Un autre projet remarquable qui a été conçu et mis en œuvre durant ces dernières années est le festival international annuel des documentaires, appelé Cinéma-vérité (cinemâ-ye haghighat). Créé en 2006, la dixième édition de ce festival s’est tenue du 4 au 11 décembre dernier dans le complexe Charsou à Téhéran. Les éditions précédentes du festival s’étaient tenues dans deux autres cinémas, les cinémas Sepideh et Felestine (comprenant respectivement deux et trois salles), cinémas plus anciens mais dotés d’une ambiance plus sympathique et étudiante, peut-être plus conforme à la nature et l’objectif du festival. Cependant, vu la croissance assez récente des centres qui sont à la fois commercial et culturel à Téhéran et le bon accueil du public, ce festival se tient désormais dans le complexe Charsou.

Au programme de ce festival, à la fois des documentaires iraniens et étrangers.

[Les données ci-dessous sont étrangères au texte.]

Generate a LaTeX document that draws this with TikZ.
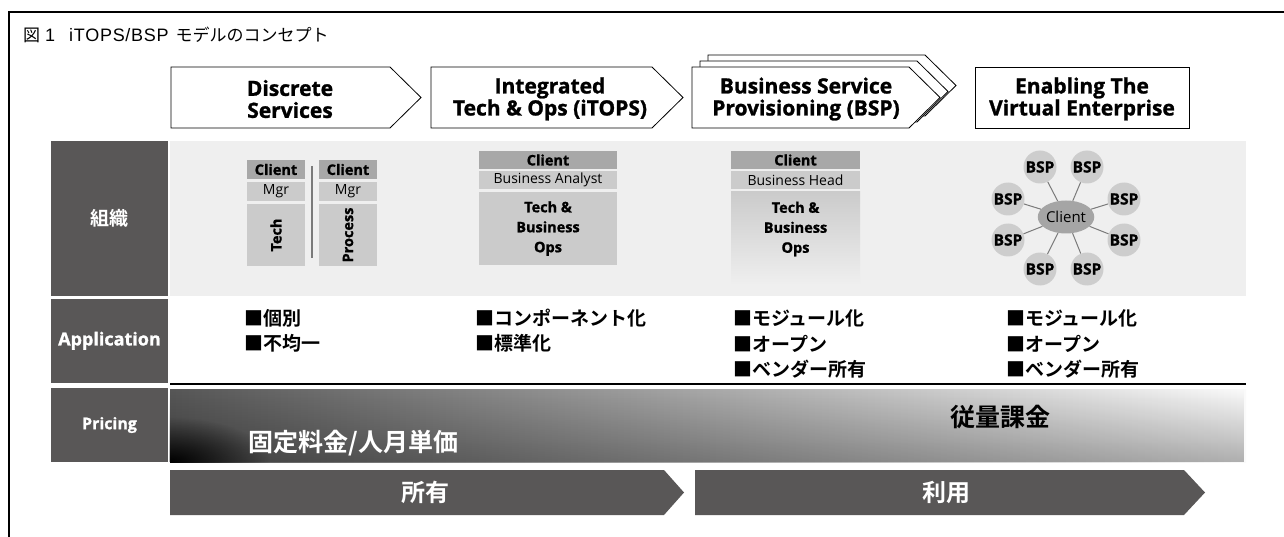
\documentclass[tikz,border=0pt]{standalone}
\usepackage{fontspec}
\setmainfont{Noto Sans CJK JP}[BoldFont={Noto Sans CJK JP Bold}]
\newfontfamily\lat{Open Sans}[BoldFeatures={FakeBold=1.2}]
\newfontfamily\titlelat{Liberation Sans}[LetterSpace=4]
\usetikzlibrary{shapes.geometric,fadings}
\definecolor{dk}{HTML}{595757}
\definecolor{lt}{HTML}{EFEFEF}
\definecolor{hd}{HTML}{A8A8A8}
\definecolor{md}{HTML}{CBCBCB}
\definecolor{circ}{HTML}{CDCDCD}
\definecolor{ell}{HTML}{A5A5A5}
\definecolor{spoke}{HTML}{7A7A7A}
\tikzfading[name=cornerfade, inner color=transparent!0, outer color=transparent!100]
\tikzfading[name=bottomdark, top color=transparent!100, bottom color=transparent!70]
\begin{document}
\begin{tikzpicture}[x=1pt,y=-1pt,
  hdrarrow/.style={draw=black,fill=white,line width=0.8pt,line join=miter},
  hdrtext/.style={font=\lat\bfseries\fontsize{21}{22}\selectfont,align=center,inner sep=0pt},
  rowlabel/.style={fill=dk,text=white,font=\lat\bfseries\fontsize{18}{20}\selectfont,inner sep=0pt,minimum width=117pt},
  hdcell/.style={fill=hd,font=\lat\bfseries\fontsize{14.5}{17}\selectfont,inner sep=0pt},
  mdcell/.style={fill=md,font=\lat\fontsize{14}{17}\selectfont,inner sep=0pt},
  opscell/.style={fill=md,font=\lat\bfseries\fontsize{14.5}{20}\selectfont,align=center,inner sep=0pt},
  rottext/.style={rotate=90,inner sep=0pt,font=\lat\bfseries\fontsize{14.5}{17}\selectfont},
  bsp/.style={circle,fill=circ,minimum size=33pt,inner sep=0pt,font=\lat\bfseries\fontsize{15.5}{17}\selectfont},
  apptext/.style={anchor=west,inner sep=0pt,font=\bfseries\fontsize{19}{20}\selectfont},
  pricetext/.style={inner sep=0pt,font=\bfseries\fontsize{25}{27}\selectfont},
  bigarrow/.style={fill=dk},
  bigtext/.style={inner sep=0pt,text=white,font=\bfseries\fontsize{24}{26}\selectfont}
]
\useasboundingbox (0,0) rectangle (1284,537);
\fill[white] (0,0) rectangle (1284,537);
% frame
\draw[line width=1.4pt] (9,537) -- (9,12) -- (1284,12);
% title
\node[anchor=west,inner sep=0pt,font=\fontsize{17}{19}\selectfont] (title) at (23,35)
  {図\hspace{5pt}{\titlelat\fontsize{18}{20}\selectfont 1\hspace{14pt}iTOPS/BSP}\hspace{7pt}モデルのコンセプト};

% header arrows
\draw[hdrarrow] (171,67) -- (390,67) -- (421,97.5) -- (390,128) -- (171,128) -- cycle;
\node[hdrtext] (h1) at (290,99) {Discrete\\Services};
\draw[hdrarrow] (431,67) -- (652,67) -- (683,97.5) -- (652,128) -- (431,128) -- cycle;
\node[hdrtext] (h2) at (550,99) {Integrated\\Tech \& Ops (iTOPS)};
\draw[hdrarrow] (708,55) -- (925,55) -- (956,85.5) -- (925,116) -- (708,116) -- cycle;
\draw[hdrarrow] (700,61) -- (917,61) -- (948,91.5) -- (917,122) -- (700,122) -- cycle;
\draw[hdrarrow] (692,67) -- (909,67) -- (940,97.5) -- (909,128) -- (692,128) -- cycle;
\node[hdrtext] (h3) at (806,99) {Business Service\\Provisioning (BSP)};
\draw[hdrarrow] (975,67) rectangle (1189,128);
\node[hdrtext] (h4) at (1082,99) {Enabling The\\Virtual Enterprise};

% row labels
\node[rowlabel,minimum height=155pt,font=\bfseries\fontsize{19}{20}\selectfont] (r1) at (109.5,218.5) {組織};
\node[rowlabel,minimum height=84.5pt] (r2) at (109.5,340.75) {Application};
\node[rowlabel,minimum height=74pt,font=\lat\bfseries\fontsize{16}{18}\selectfont] (r3) at (109.5,425) {Pricing};

% organisation row background
\fill[lt] (170,141) rectangle (1246,296);

% Discrete services stacks
\node[hdcell,minimum width=58pt,minimum height=19pt] (dc1) at (276,169.5) {Client};
\node[mdcell,minimum width=58pt,minimum height=19pt] (dm1) at (276,191.5) {Mgr};
\node[fill=md,minimum width=58pt,minimum height=62pt,inner sep=0pt] (dt1) at (276,235) {};
\node[rottext] (dt1t) at (dt1.center) {Tech};
\node[hdcell,minimum width=58pt,minimum height=19pt] (dc2) at (348,169.5) {Client};
\node[mdcell,minimum width=58pt,minimum height=19pt] (dm2) at (348,191.5) {Mgr};
\node[fill=md,minimum width=58pt,minimum height=62pt,inner sep=0pt] (dt2) at (348,235) {};
\node[rottext] (dt2t) at (dt2.center) {Process};
\draw[line width=1.5pt,color=spoke] (312,166) -- (312,258);

% iTOPS stack
\node[hdcell,minimum width=138pt,minimum height=18pt] (ic) at (548,160) {Client};
\node[mdcell,minimum width=138pt,minimum height=18pt] (ia) at (548,180) {Business Analyst};
\node[opscell,minimum width=138pt,minimum height=73pt] (io) at (548,228.5) {Tech \&\\Business\\Ops};

% BSP stack
\node[hdcell,minimum width=129pt,minimum height=18pt] (bc) at (795.5,160) {Client};
\node[mdcell,minimum width=129pt,minimum height=18pt] (bh) at (795.5,180) {Business Head};
\node[top color=md,bottom color=lt,minimum width=129pt,minimum height=93pt,inner sep=0pt] (bo) at (795.5,238.5) {};
\node[opscell,fill=none] (bot) at (795.5,229) {Tech \&\\Business\\Ops};

% virtual enterprise network
\node[ellipse,fill=ell,minimum width=51pt,minimum height=33pt,inner sep=0pt,font=\lat\fontsize{15}{17}\selectfont] (cl) at (1066,217) {Client};
\node[bsp] (b1) at (1040,167) {BSP};
\node[bsp] (b2) at (1087,167) {BSP};
\node[bsp] (b3) at (1124,199) {BSP};
\node[bsp] (b4) at (1124,240) {BSP};
\node[bsp] (b5) at (1087,269) {BSP};
\node[bsp] (b6) at (1040,269) {BSP};
\node[bsp] (b7) at (1008,240) {BSP};
\node[bsp] (b8) at (1008,199) {BSP};
\foreach \b in {b1,b2,b3,b4,b5,b6,b7,b8}
  \draw[spoke,line width=1pt] (cl) -- (\b);

% application row
\node[apptext] (a1) at (244,318) {■個別};
\node[apptext] (a2) at (244,343.5) {■不均一};
\node[apptext] (a3) at (475,318) {■コンポーネント化};
\node[apptext] (a4) at (475,343.5) {■標準化};
\node[apptext] (a5) at (733,318) {■モジュール化};
\node[apptext] (a6) at (733,343.5) {■オープン};
\node[apptext] (a7) at (733,369) {■ベンダー所有};
\node[apptext] (a8) at (1006,318) {■モジュール化};
\node[apptext] (a9) at (1006,343.5) {■オープン};
\node[apptext] (a10) at (1006,369) {■ベンダー所有};
\draw[line width=1.2pt] (170,384) -- (1246,384);

% pricing bar
\shade[left color=black!66,middle color=black!32,right color=black!2] (170,389) rectangle (1246,462);
\fill[black,path fading=bottomdark] (170,389) rectangle (1246,462);
\begin{scope}
  \clip (170,389) rectangle (1246,462);
  \fill[black,path fading=cornerfade] (170,462) ellipse [x radius=100pt, y radius=45pt];
\end{scope}
\node[pricetext,text=white] (p1) at (353.5,443) {固定料金/人月単価};
\node[pricetext] (p2) at (1000,417) {従量課金};

% bottom arrows
\fill[bigarrow] (170,470) -- (664,470) -- (684,492.5) -- (664,515) -- (170,515) -- cycle;
\node[bigtext] (o1) at (425,492.5) {所有};
\fill[bigarrow] (695,470) -- (1184,470) -- (1205,492.5) -- (1184,515) -- (695,515) -- cycle;
\node[bigtext] (o2) at (946,492.5) {利用};
\end{tikzpicture}
\end{document}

Les Européens, surtout les Français, ont eu une présence remarquable ces dernières années, mais ils étaient moins présents cette année, les Italiens et les Américains ayant été plus nombreux à y avoir participé. Parmi les films étrangers que j’ai regardés cette année, il faut évoquer Cecilia de Pankaj Johar, documentariste indien. Ce documentaire de long métrage (83 min.) revient sur un sujet d’actualité contemporain : le trafic d’enfants.

Notons à la fin de cet article que le cinéma iranien vit en général d’assez bons jours. Il avance. Il est compétitif, à la fois sur le plan économique et artistique, et la concurrence fait souvent avancer les choses. On peut espérer que cet art, surtout le cinéma documentaire et expérimental, continue sur la même voie.